The MLR limits administrative costs as a percentage of healthcare premiums to 15 percent for large groups and 20 percent for small group and individual policies.

Agents have been trying to exclude their commissions from these administrative-cost restrictions.

The MLR rules took effect Jan. 1, but the final rule and interim final rule makes modifications and provides certainty on how the MLR is calculated, HHS says.

Symington says the IIABA was “extremely disappointed” that HHS “completely ignored” the NAIC resolution.

“This relief is essential in order for consumers to have continued access to the professional services of agents and brokers,” Symington says.

He adds it was the IIABA's understanding that the Obama administration looked to state-insurance regulators for expertise on this issue.

“For this final regulation to have been issued with no changes to the treatment of agent compensation so quickly on the heels of the NAIC's resolution is surprising and will not only harm our thousands of small-business owners but most importantly the consumers they serve,” Symington says.

Symington's comments were based on a legal analysis by Wes Bissett, IIABA senior outside counsel.
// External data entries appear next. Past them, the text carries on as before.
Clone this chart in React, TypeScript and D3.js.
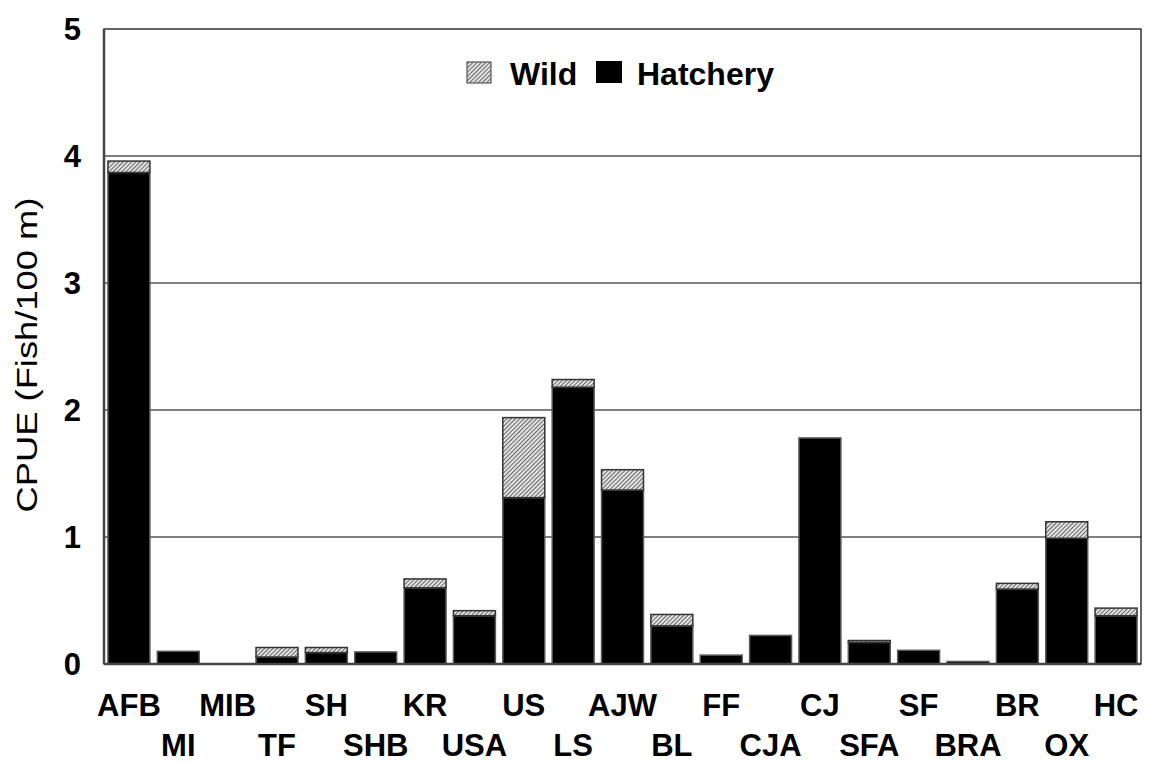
import React, { useRef, useEffect } from "react";
import * as d3 from "d3";

// sites along the river, left to right
const sites = [
  "AFB", "MI", "MIB", "TF", "SH", "SHB", "KR", "USA", "US", "LS", "AJW",
  "BL", "FF", "CJA", "CJ", "SFA", "SF", "BRA", "BR", "OX", "HC",
];
const hatchery = [
  3.87, 0.1, 0, 0.055, 0.09, 0.095, 0.6, 0.38, 1.31, 2.18, 1.37,
  0.3, 0.07, 0.225, 1.78, 0.17, 0.108, 0.02, 0.59, 0.99, 0.38,
];
const wild = [
  0.09, 0, 0, 0.075, 0.04, 0, 0.07, 0.04, 0.63, 0.06, 0.16,
  0.09, 0, 0, 0, 0.015, 0, 0, 0.045, 0.13, 0.06,
];
const yTicks = [0, 1, 2, 3, 4, 5];

const W = 1149;
const H = 763;
const margin = { top: 29, right: 8, bottom: 99, left: 104 };
const font = "'Liberation Sans', Arial, Helvetica, sans-serif";

const App: React.FC = () => {
  const ref = useRef<SVGSVGElement | null>(null);

  useEffect(() => {
    if (!ref.current) return;
    const svg = d3.select(ref.current);
    svg.selectAll("*").remove();

    const x = d3.scaleBand<string>()
      .domain(sites)
      .range([margin.left, W - margin.right])
      .paddingInner(0.15)
      .paddingOuter(0.08);
    const y = d3.scaleLinear().domain([0, 5]).range([H - margin.bottom, margin.top]);

    // hatch pattern for the wild fish
    const defs = svg.append("defs");
    const pat = defs.append("pattern")
      .attr("id", "hatch")
      .attr("patternUnits", "userSpaceOnUse")
      .attr("width", 3)
      .attr("height", 3)
      .attr("patternTransform", "rotate(45)");
    pat.append("rect").attr("width", 3).attr("height", 3).attr("fill", "#e8e8e8");
    pat.append("line")
      .attr("x1", 0).attr("y1", 0).attr("x2", 0).attr("y2", 3)
      .attr("stroke", "#6a6a6a").attr("stroke-width", 2.2);

    // gridlines
    svg.append("g")
      .selectAll("line")
      .data(yTicks.slice(1, -1))
      .join("line")
      .attr("x1", margin.left).attr("x2", W - margin.right)
      .attr("y1", (d) => y(d)).attr("y2", (d) => y(d))
      .attr("stroke", "#000").attr("stroke-width", 1.2);

    // bars
    const g = svg.append("g");
    sites.forEach((s, i) => {
      const h = hatchery[i];
      const w = wild[i];
      if (h > 0) {
        g.append("rect")
          .attr("x", x(s)!)
          .attr("width", x.bandwidth())
          .attr("y", y(h))
          .attr("height", y(0) - y(h))
          .attr("fill", "#000")
          .attr("stroke", "#5a5a5a")
          .attr("stroke-width", 1.5);
      }
      if (w > 0) {
        g.append("rect")
          .attr("x", x(s)!)
          .attr("width", x.bandwidth())
          .attr("y", y(h + w))
          .attr("height", y(h) - y(h + w))
          .attr("fill", "url(#hatch)")
          .attr("stroke", "#333")
          .attr("stroke-width", 1.5);
      }
    });

    // frame
    svg.append("rect")
      .attr("x", margin.left).attr("y", margin.top)
      .attr("width", W - margin.left - margin.right)
      .attr("height", H - margin.top - margin.bottom)
      .attr("fill", "none")
      .attr("stroke", "#000")
      .attr("stroke-width", 1.2);
    svg.append("line")
      .attr("x1", margin.left).attr("x2", margin.left)
      .attr("y1", margin.top).attr("y2", y(0))
      .attr("stroke", "#444").attr("stroke-width", 2.5);
    svg.append("line")
      .attr("x1", margin.left).attr("x2", W - margin.right)
      .attr("y1", y(0)).attr("y2", y(0))
      .attr("stroke", "#444").attr("stroke-width", 2.5);

    // y tick labels
    svg.append("g")
      .selectAll("text")
      .data(yTicks)
      .join("text")
      .attr("x", 81)
      .attr("y", (d) => y(d))
      .attr("dy", "0.36em")
      .attr("text-anchor", "end")
      .attr("font-family", font)
      .attr("font-weight", "bold")
      .attr("font-size", 31)
      .text((d) => d);

    svg.append("text")
      .attr("transform", "translate(37,355) rotate(-90)")
      .attr("text-anchor", "middle")
      .attr("font-family", font)
      .attr("font-size", 30)
      .attr("textLength", 315)
      .attr("lengthAdjust", "spacingAndGlyphs")
      .text("CPUE (Fish/100 m)");

    // x labels in two staggered rows
    svg.append("g")
      .selectAll("text")
      .data(sites)
      .join("text")
      .attr("x", (d) => x(d)! + x.bandwidth() / 2)
      .attr("y", (_, i) => (i % 2 === 0 ? 716 : 756))
      .attr("text-anchor", "middle")
      .attr("font-family", font)
      .attr("font-weight", "bold")
      .attr("font-size", 31)
      .text((d) => d);

    // legend
    const leg = svg.append("g").attr("font-family", font).attr("font-weight", "bold").attr("font-size", 32);
    leg.append("rect").attr("x", 467).attr("y", 62).attr("width", 24).attr("height", 21)
      .attr("fill", "url(#hatch)").attr("stroke", "#555").attr("stroke-width", 1.2);
    leg.append("text").attr("x", 510).attr("y", 85).text("Wild");
    leg.append("rect").attr("x", 596).attr("y", 61).attr("width", 26).attr("height", 22)
      .attr("fill", "#000");
    leg.append("text").attr("x", 637).attr("y", 85).text("Hatchery");
  }, []);

  return (
    <svg
      ref={ref}
      width={W}
      height={H}
      style={{ position: "absolute", left: 0, top: 0, background: "#fff" }}
    />
  );
};

export default App;
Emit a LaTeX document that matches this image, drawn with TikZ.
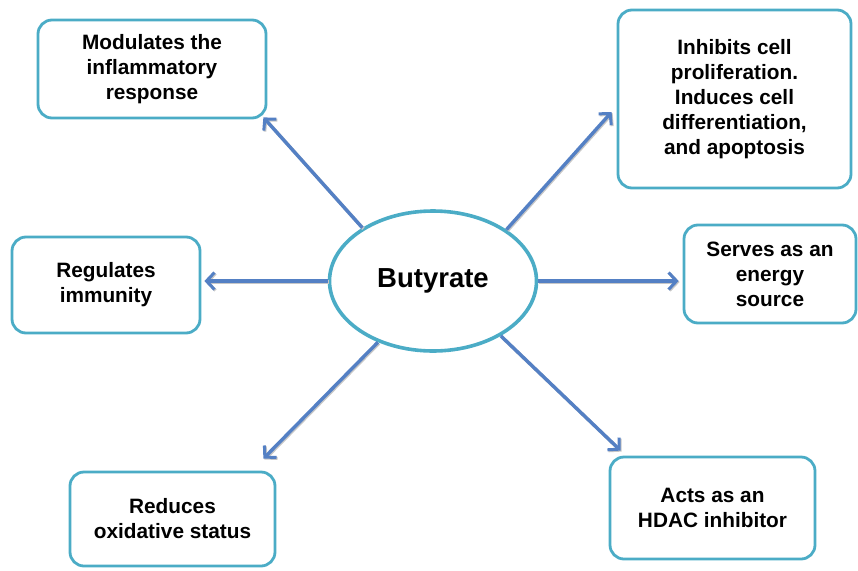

Bissett says the NAIC “perspective on MLR issues is vitally important and relevant,” especially since the PPACA empowers the organization to determine (subject to HHS's certification) how the MLR calculations should be performed.

Janet Trautwein, CEO of the National Association of Health Underwriters, joins Symington's request for legislative action. “We now call on Congress to heed the NAIC's recommendations and pass H.R. 1206,” she says.

The bill was introduced earlier this year by Rep. Mike Rogers, R-Mich., and John Barrow, D-Ga. It would exclude agent and broker compensation from the MLR calculation and provide state-insurance regulators with greater flexibility with MLR implementation.

Trautwein notes that the NAIC “was specifically charged by Congress to craft MLR guidelines for PPACA.”